2024-05-13  3075  晦涩

That game—the competition among the ultra-wealthy for influence, legacy, and fortune—came to seem somewhat more sinister after the Great Recession steepened social inequality. Following the lead of Thomas Piketty, whose “Capital in the Twenty-first Century” was published in 2013, some like-minded scholars probed the distant past, seeking to learn how deeply ingrained inequality had been in societies dissimilar to our own. “As Gods Among Men: A History of the Rich in the West” (Princeton), a new book by the Italian historian Guido Alfani, shares these scholars’ political perspective and their emphasis on the extremely long arc. But Alfani is interested less in the patterns of inequality than in the assemblage, use, and justification of great fortunes.
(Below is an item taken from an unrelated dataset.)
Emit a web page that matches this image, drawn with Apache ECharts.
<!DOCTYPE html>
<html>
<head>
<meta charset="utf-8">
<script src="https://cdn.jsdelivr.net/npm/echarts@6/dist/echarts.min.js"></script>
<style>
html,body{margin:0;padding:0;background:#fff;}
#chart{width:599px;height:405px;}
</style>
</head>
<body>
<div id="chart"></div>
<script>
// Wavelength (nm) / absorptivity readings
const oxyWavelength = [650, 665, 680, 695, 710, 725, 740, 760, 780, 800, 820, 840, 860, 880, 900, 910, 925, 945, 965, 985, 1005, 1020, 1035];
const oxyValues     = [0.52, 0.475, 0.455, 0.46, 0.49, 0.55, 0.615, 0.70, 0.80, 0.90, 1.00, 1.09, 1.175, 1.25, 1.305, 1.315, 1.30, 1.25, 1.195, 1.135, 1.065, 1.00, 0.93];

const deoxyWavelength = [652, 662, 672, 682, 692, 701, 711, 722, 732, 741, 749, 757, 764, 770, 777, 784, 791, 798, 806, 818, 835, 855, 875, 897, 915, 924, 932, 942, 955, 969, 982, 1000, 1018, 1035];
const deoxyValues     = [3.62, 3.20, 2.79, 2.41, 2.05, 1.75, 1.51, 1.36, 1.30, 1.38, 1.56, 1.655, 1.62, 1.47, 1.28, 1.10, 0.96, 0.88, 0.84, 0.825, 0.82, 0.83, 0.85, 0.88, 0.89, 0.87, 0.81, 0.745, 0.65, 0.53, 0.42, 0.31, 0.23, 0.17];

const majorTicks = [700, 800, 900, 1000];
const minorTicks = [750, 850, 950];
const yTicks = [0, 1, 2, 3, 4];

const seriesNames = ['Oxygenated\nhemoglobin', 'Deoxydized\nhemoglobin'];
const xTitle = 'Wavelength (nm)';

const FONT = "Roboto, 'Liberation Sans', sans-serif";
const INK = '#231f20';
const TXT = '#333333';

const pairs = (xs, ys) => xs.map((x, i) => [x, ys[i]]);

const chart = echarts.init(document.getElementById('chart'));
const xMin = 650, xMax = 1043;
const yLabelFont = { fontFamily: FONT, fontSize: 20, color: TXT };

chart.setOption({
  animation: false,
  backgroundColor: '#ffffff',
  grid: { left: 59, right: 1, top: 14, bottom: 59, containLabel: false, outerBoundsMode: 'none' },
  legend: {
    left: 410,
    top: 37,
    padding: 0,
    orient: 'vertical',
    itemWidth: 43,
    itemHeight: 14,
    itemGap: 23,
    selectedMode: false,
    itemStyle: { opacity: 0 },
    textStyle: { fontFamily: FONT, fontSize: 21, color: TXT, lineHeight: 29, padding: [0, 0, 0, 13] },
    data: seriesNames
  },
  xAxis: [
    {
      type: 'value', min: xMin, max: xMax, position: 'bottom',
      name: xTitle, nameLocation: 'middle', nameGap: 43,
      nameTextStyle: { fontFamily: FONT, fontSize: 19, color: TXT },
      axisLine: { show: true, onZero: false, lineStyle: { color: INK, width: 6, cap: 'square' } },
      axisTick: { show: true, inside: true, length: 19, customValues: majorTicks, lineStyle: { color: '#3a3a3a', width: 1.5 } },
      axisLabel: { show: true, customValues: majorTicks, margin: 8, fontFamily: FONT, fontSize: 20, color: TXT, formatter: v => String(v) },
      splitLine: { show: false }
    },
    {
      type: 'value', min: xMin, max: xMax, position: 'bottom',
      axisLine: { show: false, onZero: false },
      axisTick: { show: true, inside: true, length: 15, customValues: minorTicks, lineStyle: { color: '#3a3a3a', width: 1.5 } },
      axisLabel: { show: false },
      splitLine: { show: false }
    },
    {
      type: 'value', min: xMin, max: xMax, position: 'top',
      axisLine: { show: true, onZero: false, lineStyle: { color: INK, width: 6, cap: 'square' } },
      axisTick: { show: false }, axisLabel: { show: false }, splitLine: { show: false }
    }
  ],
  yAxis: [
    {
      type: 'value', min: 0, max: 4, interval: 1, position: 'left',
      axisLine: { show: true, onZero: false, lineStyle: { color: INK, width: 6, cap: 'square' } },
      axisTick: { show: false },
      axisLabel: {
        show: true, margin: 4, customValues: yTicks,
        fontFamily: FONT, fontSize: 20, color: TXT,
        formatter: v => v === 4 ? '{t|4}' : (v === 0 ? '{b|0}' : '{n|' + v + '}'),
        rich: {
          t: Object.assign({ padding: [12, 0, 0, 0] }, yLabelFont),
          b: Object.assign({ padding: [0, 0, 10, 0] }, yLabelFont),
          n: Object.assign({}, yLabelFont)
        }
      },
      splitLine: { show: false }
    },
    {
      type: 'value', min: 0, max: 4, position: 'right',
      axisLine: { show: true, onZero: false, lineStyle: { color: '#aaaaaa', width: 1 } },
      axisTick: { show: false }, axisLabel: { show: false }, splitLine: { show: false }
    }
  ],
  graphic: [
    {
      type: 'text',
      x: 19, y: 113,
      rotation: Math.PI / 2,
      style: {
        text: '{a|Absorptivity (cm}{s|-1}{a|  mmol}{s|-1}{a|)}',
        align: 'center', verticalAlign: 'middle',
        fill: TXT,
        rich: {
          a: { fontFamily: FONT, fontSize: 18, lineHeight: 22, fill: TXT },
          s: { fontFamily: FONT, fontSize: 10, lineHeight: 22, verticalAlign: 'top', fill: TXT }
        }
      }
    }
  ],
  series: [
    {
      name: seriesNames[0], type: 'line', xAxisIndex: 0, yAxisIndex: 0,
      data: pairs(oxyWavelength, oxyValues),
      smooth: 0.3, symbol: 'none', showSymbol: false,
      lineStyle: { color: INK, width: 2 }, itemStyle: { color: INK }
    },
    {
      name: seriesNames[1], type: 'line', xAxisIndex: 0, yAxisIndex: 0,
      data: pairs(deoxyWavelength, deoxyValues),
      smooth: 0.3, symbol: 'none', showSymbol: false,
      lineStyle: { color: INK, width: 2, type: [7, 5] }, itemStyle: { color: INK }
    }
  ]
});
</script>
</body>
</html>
The anxieties about extreme wealth which have recently shaped public debate—regarding its influence on politics, the way it tests the reach of states, and the ethics of philanthropy and private investment—turn out to be extraordinarily old. The rich have confused the rest of us from the beginning. When, in northern Italy on the cusp of the Renaissance, something like the modern mogul emerged (urban, financial, ostensibly meritocratic), many members of society were “troubled by the very existence of the rich,” Alfani writes. “Indeed, it would not be too far-fetched to state they did not know precisely what to do with them.”